L'ambito di tale potere di controllo e' strettamente connesso all'esercizio della giurisdizione penale, perche' e' il giudice che deve eseguire, in conclusione, l'indispensabile verifica degli elementi di fatto e di diritto della causa estintiva. Trattasi, inoltre, di compiti propri dell'autorita' giurisdizionale - conformi al dettato dell'articolo 101 Cost., comma 2, articolo 102 Cost., articolo 104 Cost., comma 1, e 112 Cost., - che non possono essere demandati neppure con legge ordinaria all'autorita' amministrativa in un corretto rapporto delle sfere specifiche di attribuzione.
Diversamente opinandosi si allungherebbero "inevitabilmente ed inutilmente i tempi del processo".
Nel caso in cui il giudice sospenda il processo (della Legge n. 47 del 1985, ex articoli 44 o 38) in assenza dei presupposti di legge, la sospensione e' inesistente ed il corso della sospensione non e' interrotto.
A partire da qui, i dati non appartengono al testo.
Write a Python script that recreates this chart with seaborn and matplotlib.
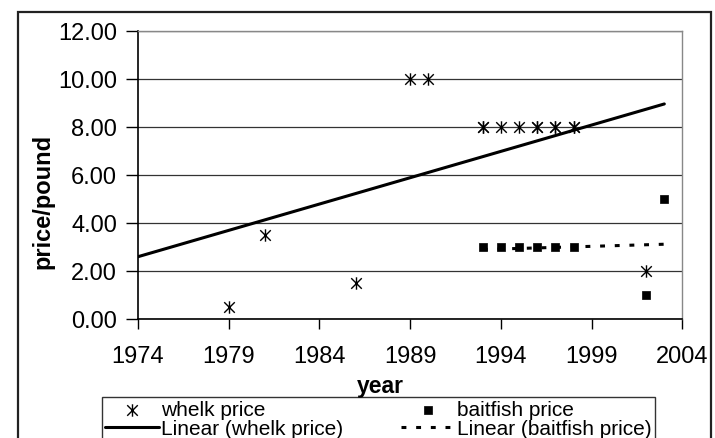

2. La inammissibilita' del ricorso non consente il formarsi di un valido rapporto di impugnazione, per cui non puo' tenersi conto della prescrizione dei reati scaduta in epoca successiva (6.12.2007) alla pronuncia della sentenza impugnata ed alla presentazione dell'atto di gravame (vedi Cass. Sez. Unite, 21.12.2000, n. 32, rie De Luca).
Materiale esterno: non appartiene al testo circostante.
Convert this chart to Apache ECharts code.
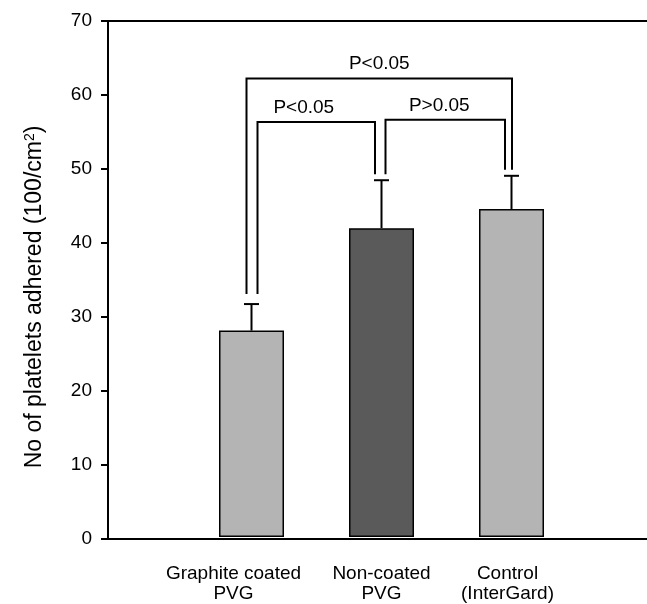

3. Tenuto conto della sentenza 13.6.2000, n. 186 della Corte Costituzionale e rilevato che non sussistono elementi per ritenere che "le parti abbiano proposto il ricorso senza versare in colpa nella determinazione della causa di inammissibilita'", alla declaratoria della inammissibilita' medesima segue, a norma dell'articolo 616 c.p.p., l'onere solidale delle spese del procedimento nonche', per ciascun ricorrente, quello del versamento di una somma, in favore della cassa delle ammende, equitativamente fissata, in ragione dei motivi dedotti, nella misura di euro 1.000,00.
P.Q.M.
LA CORTE SUPREMA DI CASSAZIONE
Visti gli articoli 607,615 e 616 c.p.p..
Dichiara inammissibile il ricorso e condanna i ricorrenti, in solido, al pagamento delle spese processuali e ciascuno di essi al versamento della somma di euro mille/00 in favore della cassa delle ammende.